Cómo aprender a estar presentes sin invadir la vida de nuestros hijos…
A veces me pregunto si estoy en el lugar que debo, si mi presencia es compañía o carga. Soy madre, suegra y abuela, y aunque el amor que siento por mi familia no tiene medida, con los años he aprendido que el amor verdadero también sabe hacerse a un lado cuando es necesario.
Cuando mis hijos eran pequeños, yo era el centro de su mundo. Todo pasaba por mí: la comida, las decisiones, el consuelo. Conocía sus horarios, sus amigos, sus miedos. Pero el tiempo es un viento que no se detiene, y sin darme cuenta, un día dejaron de preguntarme tantas cosas, de pedirme permiso, de contarme todo. No porque dejaran de quererme, sino porque crecieron. Porque era su momento de empezar a construir sus propias vidas.
Recuerdo el día en que mi hijo me presentó a su pareja. Yo lo miraba con una mezcla de emoción y temor. Ella era dulce, educada, pero yo, en el fondo, tenía miedo. Miedo de perder mi lugar, miedo de no ser necesaria, miedo de convertirme en esa suegra que nadie quiere tener cerca. Me hice muchas promesas: que no criticaría, que no me metería, que aprendería a callar a tiempo.
Y aun así, no siempre lo logré.
Hubo veces que opiné sin que me lo pidieran. Otras en que sentí que debía corregir algo, como si aún fueran mis niños. Y cada vez que veía sus miradas incómodas o sus silencios forzados, algo dentro de mí se encogía. Me dolía, pero más me dolía saber que podía estar alejándolos sin querer.
Fue entonces cuando decidí aprender. Aprender a estar sin invadir. A acompañar sin dirigir. A ofrecer sin imponer.
Empecé a practicar una nueva forma de amor: el amor silencioso. Ese que no exige llamadas cada día, pero se alegra profundamente cuando suena el teléfono. Ese que no aparece sin avisar, pero está siempre disponible si se necesita. Ese que no juzga las decisiones ajenas, aunque por dentro a veces no las entienda.
Aprendí a respetar los espacios. A no molestar si están ocupados. A no ofenderme si cancelan una visita. A no competir por el afecto de mis nietos. Ellos tienen a sus padres, y yo no estoy para sustituir a nadie, sino para ser un refugio, un apoyo, una ternura extra.
También aprendí a dar sin esperar. A regalar sin contar. A ayudar en silencio. A cocinarles su comida favorita cuando vienen, sin preguntar por qué no vinieron el fin de semana pasado.
Un día, mi nuera me dijo: «Gracias por estar sin presionar. Contigo, siempre me siento tranquila.» Y fue entonces cuando entendí que mi lugar no se pierde cuando no se impone. Al contrario: se gana cuando se respeta.

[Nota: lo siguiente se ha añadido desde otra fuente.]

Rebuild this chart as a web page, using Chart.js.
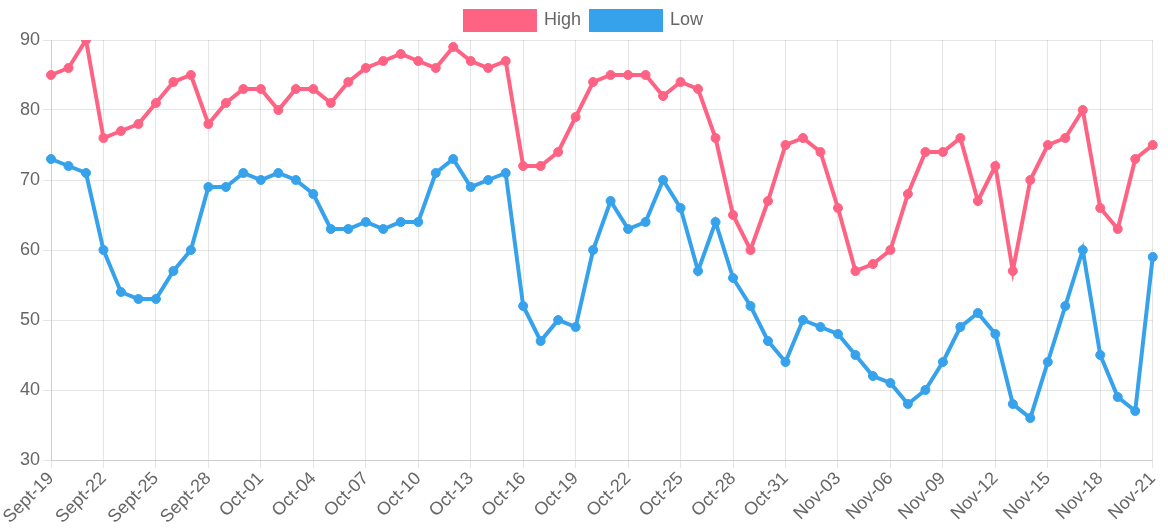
<!DOCTYPE html>
<html>
<head>
<meta charset="utf-8">
<script src="https://cdn.jsdelivr.net/npm/chart.js@4"></script>
<style>
  html, body { margin: 0; padding: 0; background: #fff; }
  #wrap { width: 1168px; height: 529px; }
</style>
</head>
<body>
<div id="wrap"><canvas id="tempChart"></canvas></div>
<script>
// one label per day, Sept-19 .. Nov-21
const days = [
    'Sept-19', 'Sept-20', 'Sept-21', 'Sept-22', 'Sept-23', 'Sept-24', 'Sept-25', 'Sept-26', 'Sept-27', 'Sept-28', 'Sept-29', 'Sept-30',
    'Oct-01', 'Oct-02', 'Oct-03', 'Oct-04', 'Oct-05', 'Oct-06', 'Oct-07', 'Oct-08', 'Oct-09', 'Oct-10',
    'Oct-11', 'Oct-12', 'Oct-13', 'Oct-14', 'Oct-15', 'Oct-16', 'Oct-17', 'Oct-18', 'Oct-19', 'Oct-20',
    'Oct-21', 'Oct-22', 'Oct-23', 'Oct-24', 'Oct-25', 'Oct-26', 'Oct-27', 'Oct-28', 'Oct-29', 'Oct-30', 'Oct-31',
    'Nov-01', 'Nov-02', 'Nov-03', 'Nov-04', 'Nov-05', 'Nov-06', 'Nov-07', 'Nov-08', 'Nov-09', 'Nov-10',
    'Nov-11', 'Nov-12', 'Nov-13', 'Nov-14', 'Nov-15', 'Nov-16', 'Nov-17', 'Nov-18', 'Nov-19', 'Nov-20', 'Nov-21'
];

const highTemps = [
    85, 86, 90, 76, 77, 78, 81, 84, 85, 78, 81, 83,
    83, 80, 83, 83, 81, 84, 86, 87, 88, 87,
    86, 89, 87, 86, 87, 72, 72, 74, 79, 84,
    85, 85, 85, 82, 84, 83, 76, 65, 60, 67, 75,
    76, 74, 66, 57, 58, 60, 68, 74, 74, 76,
    67, 72, 57, 70, 75, 76, 80, 66, 63, 73, 75
];

const lowTemps = [
    73, 72, 71, 60, 54, 53, 53, 57, 60, 69, 69, 71,
    70, 71, 70, 68, 63, 63, 64, 63, 64, 64,
    71, 73, 69, 70, 71, 52, 47, 50, 49, 60,
    67, 63, 64, 70, 66, 57, 64, 56, 52, 47, 44,
    50, 49, 48, 45, 42, 41, 38, 40, 44, 49,
    51, 48, 38, 36, 44, 52, 60, 45, 39, 37, 59
];

const yMin = 30;
const yMax = 90;
const labelEvery = 3;

Chart.defaults.font.family = '"Liberation Sans", Arial, sans-serif';
Chart.defaults.font.size = 18;
Chart.defaults.color = '#666';

function lineSet(label, data, color) {
    return {
        label: label,
        data: data,
        borderColor: color,
        backgroundColor: color,
        borderWidth: 4,
        pointRadius: 4.5,
        pointBorderWidth: 1,
        fill: false,
        tension: 0
    };
}

new Chart(document.getElementById('tempChart').getContext('2d'), {
    type: 'line',
    data: {
        labels: days,
        datasets: [
            lineSet('High', highTemps, 'rgb(255, 99, 132)'),
            lineSet('Low', lowTemps, 'rgb(54, 162, 235)')
        ]
    },
    options: {
        responsive: true,
        maintainAspectRatio: false,
        animation: false,
        layout: { padding: { left: 4, right: 4, top: 1, bottom: 0 } },
        plugins: {
            legend: {
                labels: { boxWidth: 70, boxHeight: 19, padding: 10, font: { size: 18 } }
            },
            tooltip: { enabled: false }
        },
        scales: {
            x: {
                grid: { color: 'rgba(0,0,0,0.1)' },
                ticks: {
                    autoSkip: false,
                    minRotation: 45,
                    maxRotation: 45,
                    padding: 0,
                    callback: function(value, index) {
                        // hide both label and grid line for skipped days
                        return index % labelEvery === 0 ? days[index] : null;
                    }
                },
                afterFit: function(axis) {
                    // labels in the original run close to the bottom edge
                    axis.height = 69;
                }
            },
            y: {
                min: yMin,
                max: yMax,
                grid: { color: 'rgba(0,0,0,0.1)' },
                ticks: { stepSize: 10 },
                afterFit: function(axis) {
                    axis.width = 47;
                }
            }
        }
    }
});
</script>
</body>
</html>
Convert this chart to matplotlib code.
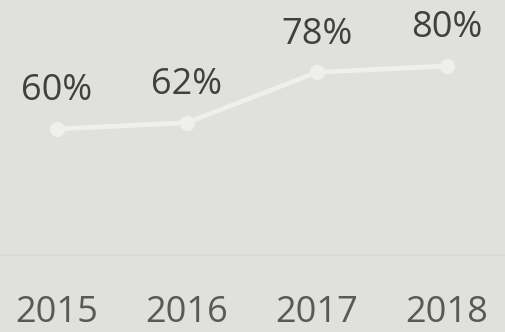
import matplotlib.pyplot as plt

years = ['2015', '2016', '2017', '2018']
share = [60, 62, 78, 80]
labels = ['60%', '62%', '78%', '80%']

bg = '#e0e1dc'
plt.rcParams['font.family'] = ['Open Sans', 'DejaVu Sans']

fig = plt.figure(figsize=(5.06, 3.32), dpi=100, facecolor=bg)
ax = fig.add_axes([0, 0.232, 1, 0.759], facecolor=bg)

x = range(len(years))
ax.plot(x, share, color='#efefeb', linewidth=3.4, marker='o', markersize=11,
        markeredgewidth=0, solid_capstyle='round')

for xi, v, lab in zip(x, share, labels):
    ax.annotate(lab, (xi, v), xytext=(0, 27), textcoords='offset points',
                ha='center', va='center', fontsize=26, color='#404040')

ax.set_xlim(-0.438, 3.454)
ax.set_ylim(20, 100)
ax.set_yticks([])
ax.set_xticks(list(x))
ax.set_xticklabels(years, fontsize=26, color='#595959')
ax.tick_params(axis='x', length=0, pad=29)

for side in ['top', 'left', 'right']:
    ax.spines[side].set_visible(False)
ax.spines['bottom'].set_color('#d7d8d3')
ax.spines['bottom'].set_linewidth(1.2)

fig.savefig('out.png', dpi=100, facecolor=bg)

A veces me cuesta. No lo voy a negar. Hay días en los que quisiera llamar diez veces para saber cómo están. Días en los que me muerdo la lengua para no decir lo que pienso. Días en los que el silencio pesa. Pero entonces recuerdo que amar también es dar libertad. Que estar cerca no siempre significa estar presente físicamente, sino estar disponible emocionalmente.
Hoy me siento en paz. Sé que mis hijos saben que estoy. Que si necesitan un consejo, lo tendrán. Que si necesitan un abrazo, lo encontrarán. Que si quieren compartir su alegría o su tristeza, aquí estaré, sin juicio, sin condiciones.
A los que, como yo, sienten que caminan en esa línea delgada entre estar y no invadir, quiero decirles que sí, se puede. Que acompañar desde la ternura es posible. Que ser suegra no es ser enemiga, ni madre olvidada, ni sombra incómoda. Podemos ser luz. Podemos ser calma. Podemos ser esa presencia suave que no pesa, pero sostiene.
Porque al final, el amor no se mide por cuán cerca estamos, sino por cuán bien sabemos estar.
Y yo, desde mi lugar tranquilo, desde mi rincón de silencio amoroso, sigo aquí. Observando con orgullo, amando con respeto, y aprendiendo cada día que el amor, cuando es maduro, no aprieta ni exige: simplemente está.